Just how profound these changes will prove to be remains to be seen but the report offers a pithy assessment and its conclusions may make uncomfortable reading for players ranging from entrenched telcos to software vendors.
The report predicts that by late 2009, Cloud Computing will be on the agenda of the CIO of every forward looking organization that is responsive to changing technologies. According to one investment bank, Cloud Computing is a USD 100 billion opportunity.
Enterprises now more than ever desperate to seize on technologies that will accelerate service delivery, reduce costs and offer competitive advantage are already turning to assess Cloud strategies. The cost arguments for moving to the cloud are becoming more measurable and concrete; big-iron providers of IT products and services are beginning to identify cloud as a priority and the surge in consumer adoption of cloud computing through the use of Yahoo! Mail, Flickr or Google Docs, even though they may not be aware they are doing so, collectively demonstrate new data points and the progress of Cloud so far.

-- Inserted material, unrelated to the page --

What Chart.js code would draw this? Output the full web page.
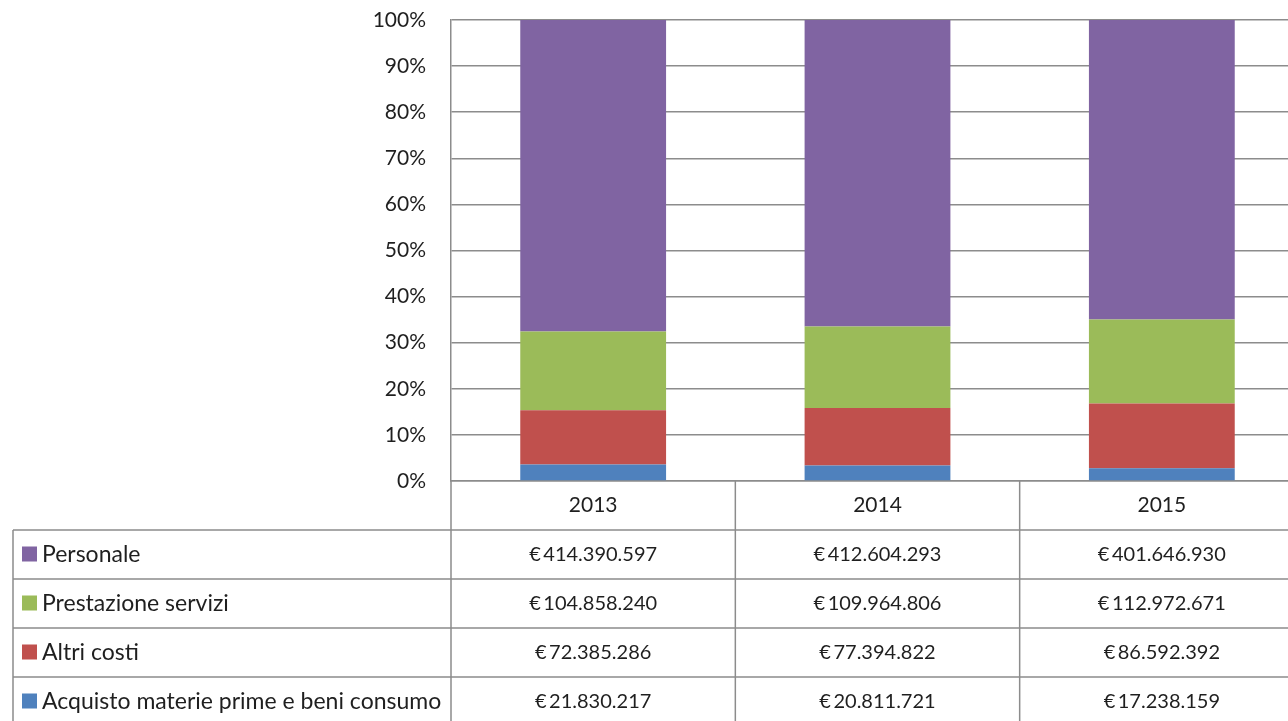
<!DOCTYPE html>
<html>
<head>
<meta charset="utf-8">
<script src="https://cdn.jsdelivr.net/npm/chart.js@4"></script>
<style>
  html, body { margin: 0; padding: 0; background: #fff; overflow: hidden; }
  #wrap { width: 1288px; height: 721px; overflow: hidden; }
</style>
</head>
<body>
<div id="wrap"><canvas id="chart" width="1304" height="721"></canvas></div>
<script>
const years = ["2013", "2014", "2015"];
const seriesNames = ["Acquisto materie prime e beni consumo", "Altri costi", "Prestazione servizi", "Personale"];
const acquisto = [21830217, 20811721, 17238159];
const altriCosti = [72385286, 77394822, 86592392];
const prestazione = [104858240, 109964806, 112972671];
const personale = [414390597, 412604293, 401646930];
const seriesColors = ["#4F81BD", "#C0504D", "#9BBB59", "#8064A2"];

const rawSeries = [acquisto, altriCosti, prestazione, personale];
const totals = years.map((_, i) => rawSeries.reduce((s, arr) => s + arr[i], 0));

const FONT = "Lato, sans-serif";
const GRID = "#8c8c8c";
const TEXT = "#1f1f1f";

function euro(v) {
  return "€\u2009" + String(v).replace(/\B(?=(\d{3})+(?!\d))/g, ".");
}

// data table drawn under the plot, aligned with the x scale
const dataTable = {
  id: "dataTable",
  afterDraw(chart) {
    const ctx = chart.ctx;
    const area = chart.chartArea;
    const top = area.bottom;
    const rowH = 49;
    const tableLeft = 13;
    const n = chart.data.datasets.length;
    const catW = (area.right - area.left) / years.length;
    const bottom = top + rowH * (n + 1);

    ctx.save();
    ctx.strokeStyle = GRID;
    ctx.lineWidth = 1.5;
    ctx.beginPath();
    for (let i = 0; i <= years.length; i++) {
      const x = area.left + i * catW;
      ctx.moveTo(x, top);
      ctx.lineTo(x, bottom);
    }
    ctx.moveTo(tableLeft, top + rowH);
    ctx.lineTo(tableLeft, bottom);
    for (let k = 1; k <= n + 1; k++) {
      ctx.moveTo(tableLeft, top + rowH * k);
      ctx.lineTo(area.right, top + rowH * k);
    }
    ctx.stroke();

    ctx.textBaseline = "middle";
    for (let r = 0; r < n; r++) {
      const di = n - 1 - r;
      const ds = chart.data.datasets[di];
      const cy = top + rowH * (r + 1) + rowH / 2;
      ctx.fillStyle = ds.backgroundColor;
      ctx.fillRect(22, cy - 8, 15, 15);
      ctx.fillStyle = TEXT;
      ctx.font = "23px " + FONT;
      ctx.textAlign = "left";
      ctx.fillText(ds.label, 42, cy);
      ctx.font = "20px " + FONT;
      ctx.textAlign = "center";
      for (let i = 0; i < years.length; i++) {
        ctx.fillText(euro(rawSeries[di][i]), area.left + (i + 0.5) * catW, cy);
      }
    }
    ctx.restore();
  }
};

new Chart(document.getElementById("chart"), {
  type: "bar",
  data: {
    labels: years,
    datasets: seriesNames.map((name, k) => ({
      label: name,
      data: rawSeries[k].map((v, i) => v / totals[i] * 100),
      backgroundColor: seriesColors[k],
      borderWidth: 0,
      categoryPercentage: 1,
      barPercentage: 1 / 1.95
    }))
  },
  options: {
    responsive: false,
    animation: false,
    layout: { padding: { top: 20, right: 0, bottom: 0, left: 0 } },
    plugins: { legend: { display: false }, tooltip: { enabled: false } },
    scales: {
      x: {
        stacked: true,
        grid: { display: false, drawTicks: false },
        border: { display: true, color: GRID, width: 1.5 },
        ticks: { color: TEXT, font: { family: FONT, size: 21 }, padding: 12 },
        afterFit(scale) { scale.height = 240; }
      },
      y: {
        stacked: true,
        min: 0,
        max: 100,
        grid: { color: GRID, lineWidth: 1.5, drawTicks: false },
        border: { display: true, color: GRID, width: 1.5 },
        ticks: {
          stepSize: 10,
          color: TEXT,
          font: { family: FONT, size: 21 },
          padding: 25,
          callback: v => v + "%"
        },
        afterFit(scale) {
          scale.width = 451;
          scale.paddingTop = 0;
          scale.paddingBottom = 0;
        }
      }
    }
  },
  plugins: [dataTable]
});
</script>
</body>
</html>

Cloud will also impact existing hosting and data centre services. Hosting has become global. As bottlenecks in backbone Internet links disappear, local hosting companies are discovering that their local market has suddenly become internationally competitive. Data Centres will need to compete in their greenness and efficiency against cloud offerings. Yet whatever benefits accrue to data centre owners, their customers, or their new cloud competitors, Cloud is still in the process of transition and much will depend on the emergence of new services from companies that may not yet exist.
That cloud computing is not a single market is reflected in the complex player segmentation which the report describes with profiles and an analysis of their competitive positioning now. Broadly players focus on infrastructure, platform, services and applications although other niches exist, and some players occupy positions in several segments. This will continue to change as new players emerge and product developments underway such as VMWare's Virtual Datacenter Operating System (VDC-OS) for example are deployed. Much therefore remains to be played out but in the meantime Google App for example and Amazon Web Services are standout products.

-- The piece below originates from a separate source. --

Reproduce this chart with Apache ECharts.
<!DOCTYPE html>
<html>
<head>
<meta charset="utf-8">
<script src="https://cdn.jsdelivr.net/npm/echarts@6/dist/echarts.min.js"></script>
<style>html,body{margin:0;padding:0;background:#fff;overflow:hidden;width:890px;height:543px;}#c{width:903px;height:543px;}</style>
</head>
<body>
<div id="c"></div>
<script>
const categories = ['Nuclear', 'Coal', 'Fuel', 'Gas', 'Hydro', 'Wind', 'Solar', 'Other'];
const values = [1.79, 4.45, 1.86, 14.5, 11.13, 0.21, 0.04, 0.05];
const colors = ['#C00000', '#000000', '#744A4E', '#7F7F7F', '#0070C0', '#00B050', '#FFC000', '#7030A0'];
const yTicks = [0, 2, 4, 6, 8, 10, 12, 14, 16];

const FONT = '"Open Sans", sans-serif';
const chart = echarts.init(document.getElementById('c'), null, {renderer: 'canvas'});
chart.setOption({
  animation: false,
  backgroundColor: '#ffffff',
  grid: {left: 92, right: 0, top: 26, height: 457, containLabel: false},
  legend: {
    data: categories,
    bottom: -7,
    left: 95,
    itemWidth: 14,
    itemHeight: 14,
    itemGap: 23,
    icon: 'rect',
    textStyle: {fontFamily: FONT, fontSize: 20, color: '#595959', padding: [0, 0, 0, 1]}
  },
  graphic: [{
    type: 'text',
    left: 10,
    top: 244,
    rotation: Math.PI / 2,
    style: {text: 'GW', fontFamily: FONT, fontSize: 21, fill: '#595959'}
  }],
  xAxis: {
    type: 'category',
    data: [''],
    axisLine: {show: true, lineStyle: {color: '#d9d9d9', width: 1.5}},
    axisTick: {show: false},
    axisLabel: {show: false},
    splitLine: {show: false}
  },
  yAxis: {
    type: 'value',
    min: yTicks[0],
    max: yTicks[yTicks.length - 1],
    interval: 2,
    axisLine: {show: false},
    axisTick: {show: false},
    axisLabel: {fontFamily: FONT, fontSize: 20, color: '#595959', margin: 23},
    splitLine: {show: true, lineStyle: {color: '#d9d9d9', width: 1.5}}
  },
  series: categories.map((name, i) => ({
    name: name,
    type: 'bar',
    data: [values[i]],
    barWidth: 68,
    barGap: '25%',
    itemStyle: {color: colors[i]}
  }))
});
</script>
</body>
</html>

Moving Cloud forward will also need enterprise buy-in. While it is usually the job of top management to hold back the enthusiasm of their software and hardware experts, cloud computing is unusually different and may well require them to push their technology departments faster than they would instinctively want to go, and to give them the confidence to take risks they might otherwise shy away from. This report aims to help in this process.

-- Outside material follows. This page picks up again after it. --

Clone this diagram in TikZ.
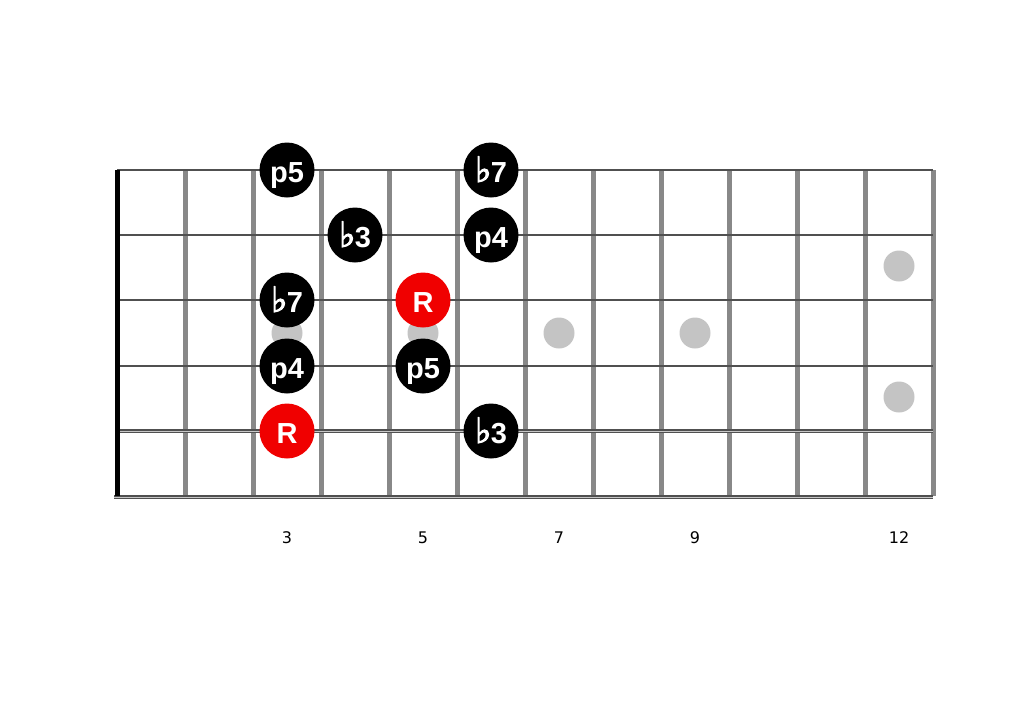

Cloud players will compete for customer base directly with established telco, data centre, ISPs, web hosters and software vendors yet such is the versatility of the technology that each could themselves adopt a cloud strategy whether as a passive investment, or as an active player. But only for a time. The development of cloud markets will be impacted by the global recession, but this report suggests that the timely breathing space this may represent will be short lived and understanding cloud now is a prerequisite for every Enterprise in exactly the same way that Internet websites should have been perceived at the outset.